Moms struggle with body image too, and swim suits have a way of triggering our insecurity.
Summer has finally hit Minnesota and we’ve already enjoyed our first 90 degree day. That day, a generous friend invited the kids and I to join them for a little pool party.
We were excited to spend the day with fun friends, and I knew the kids would love it. And yet in the back of my mind, a shrill, insecure voice squeaked – Wait, do I have to wear a swimsuit!?
This question plagues many mamas during summer months (and possibly year-round). Too many of us allow that once small voice to grow to a loud, dominating decision-maker.
You know which voice I mean – the one that threatens to steal our smiles when we have family photos because we can’t find clothes that fit. It is the one that whispers lies, so what we see in the mirror isn’t what God sees. That voice generates insecurity and fosters self-loathing. It tells us that even though we’re adults, we should have the immature body of a teenager who hasn’t had one, two, three, or more babies. Instead of motivating us to take good care of our body and be content with where we’re at – it paralyzes us.
The result? That voice steals precious, priceless moments with our husbands and kids. And, in doing so, it robs us of fun experiences, memories, and joy.
You know what I told that voice?
Yes. Yes I have to wear a swimsuit – in fact, I get to.
It is a privilegee to squeeze into a swimsuit and wear it to play in a pool with our kids (even if it take a while to find one that stays where it is supposed to stay).
It is my pleasure to help them learn about water, see their anticipation, and to hear their nervous shrieks and giggles as they splash and explore the pool.
It is my job to wear a swimsuit and demonstrate contentment with my body for my daughter (and son) – a healthy body image will be learned by what our kids hear us say about our body, and what we allow that voice to stop us from doing.

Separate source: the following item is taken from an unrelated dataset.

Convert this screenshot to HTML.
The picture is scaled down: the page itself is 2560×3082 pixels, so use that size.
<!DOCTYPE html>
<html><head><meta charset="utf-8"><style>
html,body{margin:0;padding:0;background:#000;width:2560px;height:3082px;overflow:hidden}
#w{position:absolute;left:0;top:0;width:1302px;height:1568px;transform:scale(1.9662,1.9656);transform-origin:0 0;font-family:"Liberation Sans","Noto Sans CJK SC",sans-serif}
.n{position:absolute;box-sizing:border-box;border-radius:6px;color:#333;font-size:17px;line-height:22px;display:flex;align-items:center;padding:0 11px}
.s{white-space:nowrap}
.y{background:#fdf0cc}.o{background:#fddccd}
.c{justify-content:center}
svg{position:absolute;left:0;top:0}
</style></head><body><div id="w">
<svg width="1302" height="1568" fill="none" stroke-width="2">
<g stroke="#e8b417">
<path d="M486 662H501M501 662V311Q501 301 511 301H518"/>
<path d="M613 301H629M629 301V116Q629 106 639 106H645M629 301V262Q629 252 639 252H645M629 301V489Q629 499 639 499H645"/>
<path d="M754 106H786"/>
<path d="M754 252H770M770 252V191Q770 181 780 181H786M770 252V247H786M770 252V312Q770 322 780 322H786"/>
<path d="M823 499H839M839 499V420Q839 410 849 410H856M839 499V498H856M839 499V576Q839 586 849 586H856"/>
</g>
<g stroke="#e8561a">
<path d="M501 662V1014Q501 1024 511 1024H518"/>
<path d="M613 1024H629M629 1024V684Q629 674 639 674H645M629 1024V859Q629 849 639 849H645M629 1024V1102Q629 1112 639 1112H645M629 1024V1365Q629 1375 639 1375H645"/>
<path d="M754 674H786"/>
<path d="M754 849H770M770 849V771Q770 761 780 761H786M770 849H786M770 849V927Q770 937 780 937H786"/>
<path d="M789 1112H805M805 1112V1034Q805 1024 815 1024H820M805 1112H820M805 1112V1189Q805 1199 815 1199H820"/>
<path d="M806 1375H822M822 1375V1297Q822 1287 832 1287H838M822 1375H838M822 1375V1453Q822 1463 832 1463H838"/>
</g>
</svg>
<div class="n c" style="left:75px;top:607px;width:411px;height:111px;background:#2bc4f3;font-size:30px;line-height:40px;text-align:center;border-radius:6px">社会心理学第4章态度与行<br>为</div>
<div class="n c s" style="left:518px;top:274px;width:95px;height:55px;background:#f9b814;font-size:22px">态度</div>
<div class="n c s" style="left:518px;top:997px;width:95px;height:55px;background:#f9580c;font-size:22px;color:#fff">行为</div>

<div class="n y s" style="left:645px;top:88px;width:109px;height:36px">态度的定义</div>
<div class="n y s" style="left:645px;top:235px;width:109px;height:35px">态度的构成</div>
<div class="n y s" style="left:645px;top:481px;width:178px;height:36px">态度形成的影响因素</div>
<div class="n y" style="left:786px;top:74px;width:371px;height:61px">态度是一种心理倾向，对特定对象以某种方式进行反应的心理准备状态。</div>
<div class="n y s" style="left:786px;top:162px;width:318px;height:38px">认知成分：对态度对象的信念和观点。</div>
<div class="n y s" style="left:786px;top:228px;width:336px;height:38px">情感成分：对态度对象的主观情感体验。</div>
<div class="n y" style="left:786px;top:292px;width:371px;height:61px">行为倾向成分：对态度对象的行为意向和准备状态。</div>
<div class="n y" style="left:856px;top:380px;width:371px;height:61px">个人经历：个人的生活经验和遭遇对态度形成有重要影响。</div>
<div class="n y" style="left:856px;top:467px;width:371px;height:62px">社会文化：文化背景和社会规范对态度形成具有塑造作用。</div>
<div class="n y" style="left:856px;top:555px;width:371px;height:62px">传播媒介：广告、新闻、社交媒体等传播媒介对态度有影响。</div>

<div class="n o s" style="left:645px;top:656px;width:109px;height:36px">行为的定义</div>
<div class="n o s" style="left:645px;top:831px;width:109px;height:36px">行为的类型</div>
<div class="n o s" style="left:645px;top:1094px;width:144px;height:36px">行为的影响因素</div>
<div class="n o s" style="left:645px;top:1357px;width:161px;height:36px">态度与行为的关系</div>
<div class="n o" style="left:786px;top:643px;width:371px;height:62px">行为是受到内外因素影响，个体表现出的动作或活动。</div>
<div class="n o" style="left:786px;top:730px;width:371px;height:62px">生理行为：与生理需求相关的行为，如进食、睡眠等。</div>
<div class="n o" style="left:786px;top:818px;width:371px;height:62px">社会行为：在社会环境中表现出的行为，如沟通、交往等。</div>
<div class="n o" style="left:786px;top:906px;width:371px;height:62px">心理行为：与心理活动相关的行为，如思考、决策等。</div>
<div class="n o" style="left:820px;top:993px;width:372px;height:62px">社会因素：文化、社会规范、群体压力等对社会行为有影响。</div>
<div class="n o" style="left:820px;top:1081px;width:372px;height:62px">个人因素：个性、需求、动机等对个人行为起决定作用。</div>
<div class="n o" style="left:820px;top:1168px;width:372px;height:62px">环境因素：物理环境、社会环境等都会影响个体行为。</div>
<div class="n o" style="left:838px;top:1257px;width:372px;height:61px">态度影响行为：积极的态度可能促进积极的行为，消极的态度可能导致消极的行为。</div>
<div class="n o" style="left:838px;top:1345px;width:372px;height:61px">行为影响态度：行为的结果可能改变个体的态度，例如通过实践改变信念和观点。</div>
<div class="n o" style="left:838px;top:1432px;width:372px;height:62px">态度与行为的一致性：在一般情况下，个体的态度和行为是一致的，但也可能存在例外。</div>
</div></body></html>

It is my JOY to experience water with them, and to know they experienced it with me. Their mama.
Sure, I could have listened to that voice and allowed it to reign over our summer. I could have declined the invitation and thought of a way to stay fully clothed. The kids could have just played in the blow-up pool in our yard, run through the sprinkler, or we could have gone to the splash pad. I could have paid for swimming lessons while a swim instructor experienced all those things with my kids while I watched from the pool deck. But learning to swim in a class isn’t the same as playing with your sister, your friends and your mama in a pool. My kids won’t ever wish I look differently in my swimsuit – they don’t care how I look. They just love that I’m in the pool playing with them, and they would miss me if I wasn’t.
No. Sweating it out in a shorts and T-shirt on the sidelines isn’t good enough for me – I want more for my kids, and for me.

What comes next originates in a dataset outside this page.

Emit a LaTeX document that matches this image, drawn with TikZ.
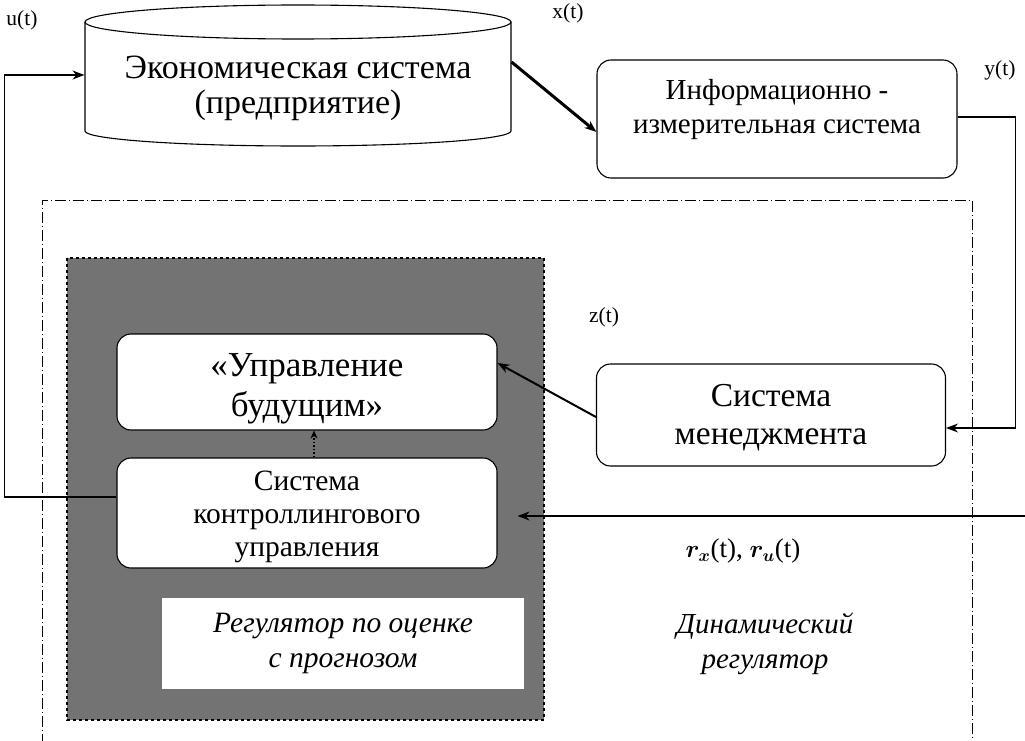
\documentclass[tikz,border=0pt]{standalone}
\usepackage{fontspec}
\usepackage{amsmath}
\usepackage{bm}
\setmainfont{Liberation Serif}
\usetikzlibrary{arrows.meta}

\begin{document}
\begin{tikzpicture}[x=1pt,y=-1pt,line width=1.1pt,
  box/.style={draw,rounded corners=14pt,fill=white},
  lbl/.style={font=\fontsize{21.5}{24}\selectfont},
  arr/.style={-{Stealth[length=12pt,width=9pt]}}]
  \useasboundingbox (0,0) rectangle (1025,741);

  % regulator frame and shaded block
  \draw[line width=0.8pt,dash pattern=on 11pt off 3pt on 1pt off 3pt] (42,745) -- (42,200) -- (972,200) -- (972,745);
  \fill[black!55] (67,258) rectangle (544,720);
  \draw[dashed] (67,258) rectangle (544,720);
  \node[fill=white,minimum width=362pt,minimum height=91pt,align=center,
        font=\itshape\fontsize{29.5}{35}\selectfont] (rp) at (343,643) {Регулятор по оценке\\с прогнозом};

  % cylinder
  \draw[fill=white] (85,22) -- (85,131) arc[start angle=180,end angle=0,x radius=213,y radius=15] -- (511,22);
  \draw (298,22) ellipse[x radius=213,y radius=17];
  \node[minimum width=426pt,align=center,font=\fontsize{34}{35}\selectfont] (econ) at (298,88) {Экономическая система\\(предприятие)};

  \node[box,minimum width=360pt,minimum height=118pt,
        label={[yshift=9pt,align=center,font=\fontsize{29}{34}\selectfont]center:Информационно -\\измерительная система}] (info) at (777,119) {};
  \node[box,minimum width=380pt,minimum height=96pt,
        label={[yshift=-7pt,align=center,font=\fontsize{35}{40}\selectfont]center:«Управление\\будущим»}] (upr) at (307,382) {};
  \node[box,minimum width=380pt,minimum height=110pt,
        label={[yshift=-4pt,align=center,font=\fontsize{29.5}{33}\selectfont]center:Система\\контроллингового\\управления}] (kontr) at (307,513) {};
  \node[box,minimum width=349pt,minimum height=102pt,
        label={[yshift=-3pt,align=center,font=\fontsize{33.5}{38}\selectfont]center:Система\\менеджмента}] (men) at (771,415) {};
  \node[align=center,font=\itshape\fontsize{29}{35}\selectfont] (din) at (765,644) {Динамический\\регулятор};

  % signals
  \node[lbl] (ut) at (22,20) {u(t)};
  \node[lbl] (xt) at (568,13) {x(t)};
  \node[lbl] (yt) at (1000,70) {y(t)};
  \node[lbl] (zt) at (604,317) {z(t)};
  \node[font=\fontsize{27}{30}\selectfont] (rt) at (743,551) {$\bm{r}_{\bm{x}}$(t), $\bm{r}_{\bm{u}}$(t)};

  \coordinate (rin) at (1025,516);
  \draw[arr,line width=3pt] ([yshift=26pt]econ.east) -- ([yshift=-13pt]info.west);
  \draw[arr] ([yshift=2pt]info.east) -- ++(58,0) |- ([yshift=-13pt]men.east);
  \draw[arr,line width=2pt] ([yshift=-2pt]men.west) -- ([yshift=19pt]upr.east);
  \draw[-{Stealth[length=8pt,width=7pt]},dotted,line width=1.5pt] ([xshift=7pt]kontr.north) -- ([xshift=7pt]upr.south);
  \draw[arr] ([yshift=16pt]kontr.west) -- ++(-112,0) |- ([yshift=13pt]econ.west);
  \draw[arr] (rin) -- ([xshift=20pt]kontr.east |- rin);
\end{tikzpicture}
\end{document}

If that means I have to wear a swimsuit and tell that voice to take a hike – SO. BE. IT!
Is watching from afar enough for you?
I didn’t think so.
Tell that voice to shut up. Recognize the purpose of a swim suit is to cover what needs to be covered, and to stay where it is supposed to. If you don’t have one that does these two things – spend the time and money to buy one that stays-put so you can focus on your kids instead of on wrestling the suit into submission.
Just DO IT. Put it on and forget the rest. Bravely wear that swimsuit and prepare to reap all the benefits.
Your and your kids’ summer depends on it.